While “supply chain issues” was the popular explanatory slogan, anyone who remembers basic econ knows that’s superficial and misleading. No matter how much supply goes down, it will remain available for purchase as long as its price rises enough. Every “supply chain issue” story is a “fairness norm” story in disguise.
The ideal outcome, honestly, is for atavistic fairness norms to vanish. They’re a classic case of good intentions with bad results. Just let the price system work its magic! What good are low prices if the products you want aren’t even on the shelves?!
Alas, atavistic norms rarely die. But if you’re lucky, you can still evade them. Right now, businesses all over the world are taking advantage of rampant inflation to finally raise prices back to market-clearing levels. There’s safety in numbers: The more businesses “unfairly” raise prices, the less likely your customers are to notice or care that your business raised prices.
But are there any ways to evade atavistic “fair price” norms that don’t require two years of aggravating shortages? The classic evasion is to plead rising costs. It’s not unfair to raise prices if you’re simply responding to higher input costs, right? After all asking businesses to lose money isn’t fair either.
If the public can accept one exception to the rule that “raising prices is unfair,” though, why not another? I propose the following additional exception. An additional exception which is (a) rhetorically palatable, and (b) likely to be highly effective if adopted.
The additional exception: Raising prices isn’t unfair if there’s a shortage.
Why is this rhetorically palatable? Because you can at least plausibly argue that shortages are unfair! Why should products just go to the lucky and well-connected? Why shouldn’t businesses striving to pump up production of sporadically available goods get a bonus for their extra effort?
Why is this likely to be highly effective if adopted? Because “raising prices isn’t unfair if there’s a shortage” is an exception big enough to drive a truck through. After all, the main time when firms want to raise prices is precisely when there’s a shortage!
Ideally, we’d get rid of atavistic norms about the “fair price.” Say it loud, say it proud: The fair price is the market price. Since that’s unlikely to happen, though, the next best thing is to tack on a loophole.

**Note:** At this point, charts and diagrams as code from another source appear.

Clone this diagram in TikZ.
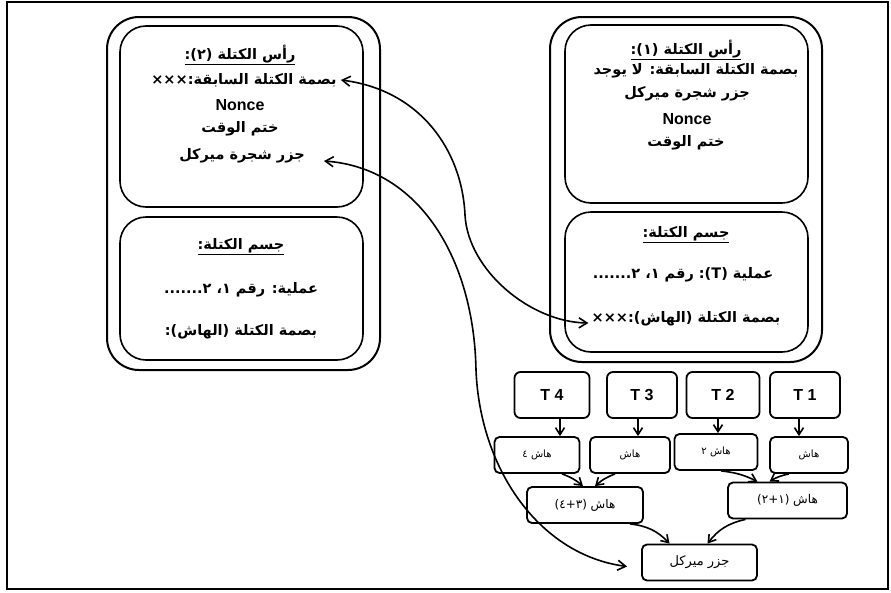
\documentclass[tikz,border=0pt]{standalone}
\usepackage{fontspec}
\usetikzlibrary{arrows.meta}
\newfontfamily\arabicfont[Script=Arabic]{DejaVu Sans}
\newfontfamily\latinfont{Liberation Sans}
\TeXXeTstate=1

\begin{document}
\begin{tikzpicture}[x=1pt,y=-1pt,
    blockbox/.style={draw,line width=2pt,rounded corners=32pt,inner sep=0pt},
    partbox/.style={draw,line width=1.6pt,rounded corners=26pt,inner sep=0pt},
    ar/.style={font=\arabicfont\bfseries\fontsize{14.5}{17}\selectfont,inner sep=1pt},
    latin/.style={font=\latinfont\bfseries\fontsize{16}{18}\selectfont,inner sep=1pt},
    tbox/.style={draw,line width=1.8pt,rounded corners=6pt,minimum height=46pt,
      font=\latinfont\bfseries\fontsize{16}{18}\selectfont},
    hbox/.style={draw,line width=1.8pt,rounded corners=5pt,minimum height=36pt,
      font=\arabicfont\fontsize{10}{12}\selectfont},
    link/.style={{Straight Barb[length=8pt,width=10pt]}-{Straight Barb[length=8pt,width=10pt]},
      line width=1.6pt},
    tarrow/.style={-{Straight Barb[length=7pt,width=9pt]},line width=1.6pt}]
  \useasboundingbox (0,0) rectangle (891,592);
  \draw[line width=2pt] (7,2) rectangle (888,589);

  % block (2), left
  \node[blockbox,minimum width=273,minimum height=353] (block2) at (243.5,193.5) {};
  \node[partbox,minimum width=243,minimum height=181] (head2) at (241.5,116.5) {};
  \node[partbox,minimum width=243,minimum height=143] (body2) at (241.5,288.5) {};
  \node[ar] (title2) at (240,55) {\underline{\beginR رأس الكتلة (٢):\endR}};
  \node[ar] (prev2) at (244,80) {\beginR بصمة الكتلة السابقة:×××\endR};
  \node[latin] (nonce2) at (240,105) {Nonce};
  \node[ar] (time2) at (240,129) {\beginR ختم الوقت\endR};
  \node[ar] (root2) at (242,156) {\beginR جزر شجرة ميركل\endR};
  \node[ar] (btitle2) at (241,247) {\underline{\beginR جسم الكتلة:\endR}};
  \node[ar] (tx2) at (241,290) {\beginR عملية: رقم ١، ٢.......\endR};
  \node[ar] (hash2) at (241,332) {\beginR بصمة الكتلة (الهاش):\endR};

  % block (1), right
  \node[blockbox,minimum width=272,minimum height=345] (block1) at (686,189.5) {};
  \node[partbox,minimum width=243,minimum height=178] (head1) at (686.5,114) {};
  \node[partbox,minimum width=243,minimum height=140] (body1) at (686.5,282) {};
  \node[ar] (title1) at (686,50) {\underline{\beginR رأس الكتلة (١):\endR}};
  \node[ar] (prev1) at (696,71) {\beginR بصمة الكتلة السابقة: لا يوجد\endR};
  \node[ar] (root1) at (687,94) {\beginR جزر شجرة ميركل\endR};
  \node[latin] (nonce1) at (687,119) {Nonce};
  \node[ar] (time1) at (686,143) {\beginR ختم الوقت\endR};
  \node[ar] (btitle1) at (686,235) {\underline{\beginR جسم الكتلة:\endR}};
  \node[ar] (tx1) at (683,275) {\beginR عملية \beginL:(T)\endL{} رقم ١، ٢.......\endR};
  \node[ar] (hash1) at (686,319) {\beginR بصمة الكتلة (الهاش):×××\endR};

  % merkle tree
  \node[tbox,minimum width=75] (t4) at (552,395) {T 4};
  \node[tbox,minimum width=70] (t3) at (642,395) {T 3};
  \node[tbox,minimum width=73] (t2) at (723,395) {T 2};
  \node[tbox,minimum width=70] (t1) at (805,395) {T 1};
  \node[hbox,minimum width=85] (h4) at (537,455) {\beginR هاش ٤\endR};
  \node[hbox,minimum width=80] (h3) at (630,455) {\beginR هاش\endR};
  \node[hbox,minimum width=83] (h2) at (716,452) {\beginR هاش ٢\endR};
  \node[hbox,minimum width=78] (h1) at (809,455) {\beginR هاش\endR};
  \node[hbox,minimum width=116,font=\arabicfont\fontsize{12}{14}\selectfont] (h34) at (585,505) {\beginR هاش (٣+٤)\endR};
  \node[hbox,minimum width=119,font=\arabicfont\fontsize{12}{14}\selectfont] (h12) at (787.5,500.5) {\beginR هاش (١+٢)\endR};
  \node[hbox,minimum width=115,font=\arabicfont\fontsize{13}{15}\selectfont] (mroot) at (699.5,562.5) {\beginR جزر ميركل\endR};

  \draw[tarrow] ([xshift=8]t4.south) -- ([xshift=8]t4.south |- h4.north);
  \draw[tarrow] ([xshift=-4]t3.south) -- ([xshift=-4]t3.south |- h3.north);
  \draw[tarrow] ([xshift=-5]t2.south) -- ([xshift=-5]t2.south |- h2.north);
  \draw[tarrow] ([xshift=-6]t1.south) -- ([xshift=-6]t1.south |- h1.north);
  \draw[tarrow] ([xshift=25]h4.south) to[bend left=10] ([xshift=-2]h34.north);
  \draw[tarrow] ([xshift=-15]h3.south) to[bend right=10] ([xshift=10]h34.north);
  \draw[tarrow] ([xshift=5]h2.south) to[bend left=10] ([xshift=-30]h12.north);
  \draw[tarrow] ([xshift=-20]h1.south) to[bend right=10] ([xshift=-18]h12.north);
  \draw[tarrow] ([xshift=45]h34.south) to[bend left=20] ([xshift=-30]mroot.north);
  \draw[tarrow] ([xshift=-42]h12.south) to[bend right=20] ([xshift=8]mroot.north);

  % links between the blocks
  \draw[link] ([xshift=3]prev2.east) .. controls (420,90) and (462,150) .. (465,215)
    .. controls (468,270) and (530,322) .. ([xshift=-2,yshift=-4]hash1.west);
  \draw[link] ([xshift=18,yshift=-5]root2.east) .. controls (420,168) and (474,260) .. (476,370)
    .. controls (480,470) and (540,555) .. ([xshift=-14,yshift=-4]mroot.west);
\end{tikzpicture}
\end{document}
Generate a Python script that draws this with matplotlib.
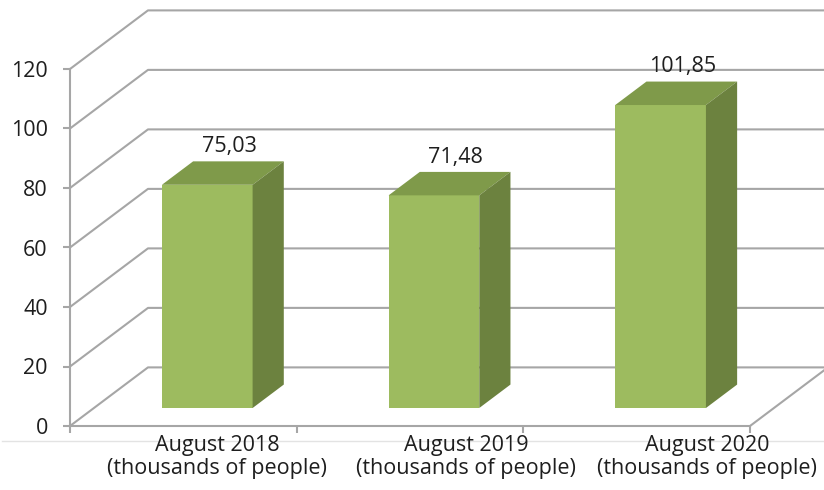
import matplotlib
matplotlib.use("Agg")
import matplotlib.pyplot as plt
from matplotlib.patches import Polygon
from matplotlib.lines import Line2D

# ---- data ----
categories = ["August 2018\n(thousands of people)",
              "August 2019\n(thousands of people)",
              "August 2020\n(thousands of people)"]
values = [75.03, 71.48, 101.85]
value_labels = ["75,03", "71,48", "101,85"]
yticks = [0, 20, 40, 60, 80, 100, 120]

# ---- style / layout ----
FONT = "Open Sans"
FS = 15.5
TXT = "#1e1e1e"
GRID = "#a6a6a6"
FRONT = "#9dbb5f"
TOP = "#7f9a4a"
SIDE = "#6c823f"

W, H = 824, 490
fig = plt.figure(figsize=(W / 100, H / 100), dpi=100)
ax = fig.add_axes([70 / W, (H - 426) / H, 680 / W, 357 / H])
ax.set_xlim(0, 3)
ax.set_ylim(0, 120)

DX, DY = 0.344, 19.7          # full depth of the floor (data units)
F0 = 0.307                    # depth fraction of bar front face
BF = 0.40                     # depth fraction of bar thickness
BW = 0.40                     # bar width
label_pos = [0.648, 1.747, 2.81]

ncat = len(values)
# walls / gridlines
for v in yticks:
    ax.add_line(Line2D([0, DX, ncat + DX], [v, v + DY, v + DY], color=GRID,
                       lw=1.5, clip_on=False, zorder=1))
ax.add_line(Line2D([ncat, ncat + DX], [0, DY], color=GRID, lw=1.5,
                   clip_on=False, zorder=1))

# bars
centers = [i + 0.5 for i in range(ncat)]
bdx, bdy = BF * DX, BF * DY
x0s = [c + F0 * DX for c in centers]
base = F0 * DY
ax.bar(x0s, values, width=BW, bottom=base, color=FRONT, zorder=3,
       clip_on=False, linewidth=0)
for xc, v, lab in zip(x0s, values, value_labels):
    xl, xr = xc - BW / 2, xc + BW / 2
    top = base + v
    ax.add_patch(Polygon([(xl, top), (xl + bdx, top + bdy), (xr + bdx, top + bdy),
                          (xr, top)], closed=True, facecolor=TOP, edgecolor="none",
                         zorder=3, clip_on=False))
    ax.add_patch(Polygon([(xr, base), (xr + bdx, base + bdy), (xr + bdx, top + bdy),
                          (xr, top)], closed=True, facecolor=SIDE, edgecolor="none",
                         zorder=3, clip_on=False))
    ax.text(xc + 0.7 * bdx, top + bdy + 1.4, lab, ha="center", va="bottom",
            fontsize=FS, family=FONT, color=TXT, zorder=4)

# axes styling
for s in ["top", "right"]:
    ax.spines[s].set_visible(False)
for s in ["left", "bottom"]:
    ax.spines[s].set_color(GRID)
    ax.spines[s].set_linewidth(1.5)
ax.set_facecolor("none")
ax.set_yticks(yticks)
ax.set_yticklabels([str(t) for t in yticks], family=FONT, fontsize=FS, color=TXT)
ax.tick_params(axis="y", length=5, width=1.5, color=GRID, pad=11)
ax.set_xticks(range(ncat + 1))
ax.set_xticklabels([""] * (ncat + 1))
ax.tick_params(axis="x", which="major", length=5, width=1.5, color=GRID)
ax.set_xticks(label_pos, minor=True)
ax.set_xticklabels(categories, minor=True, family=FONT, fontsize=FS, color=TXT,
                   linespacing=1.12)
ax.tick_params(axis="x", which="minor", length=0, pad=6.5)

fig.add_artist(Line2D([0.003, 1], [(H - 441) / H] * 2, color="#e3e3e3", lw=1,
                      transform=fig.transFigure, zorder=0))

fig.savefig("out.png", dpi=100)
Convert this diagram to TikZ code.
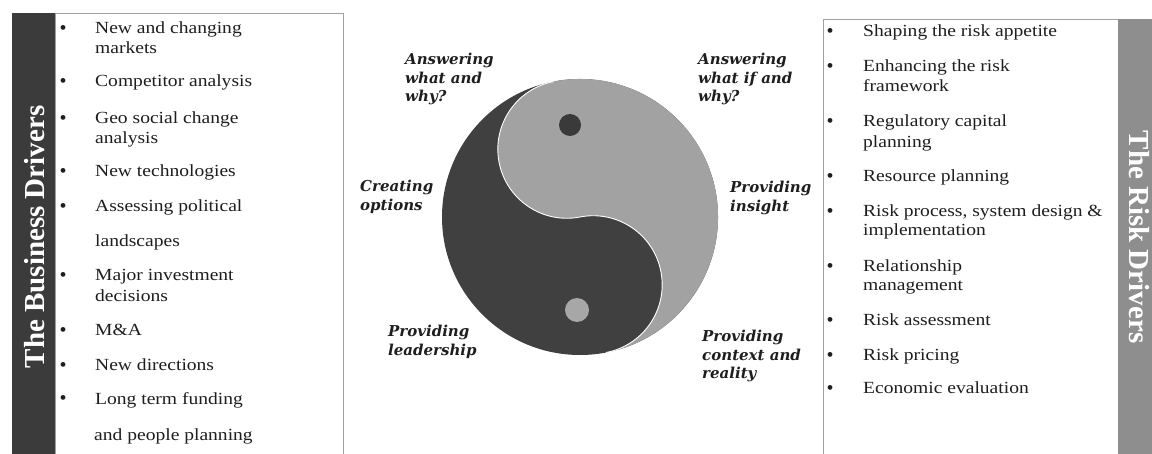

When is it fair to raise a price? When costs rise OR there’s a shortage. Logically, of course, the latter exception subsumes the former, but let’s keep that insight to ourselves.
"Why should products just go to the lucky and well-connected?" A typical response is, "Why should products just go to the rich?" A complex debate ensues. Your rhetorically palatable exception not so palatable any more. Instead you need a rhetorically palatable rejoinder to that response.
How about stores putting up signs saying something like "We are temporarily increasing prices because of supply shortages. The higher prices are to discourage unnecessary purchases so that some product remains for those that need it the most."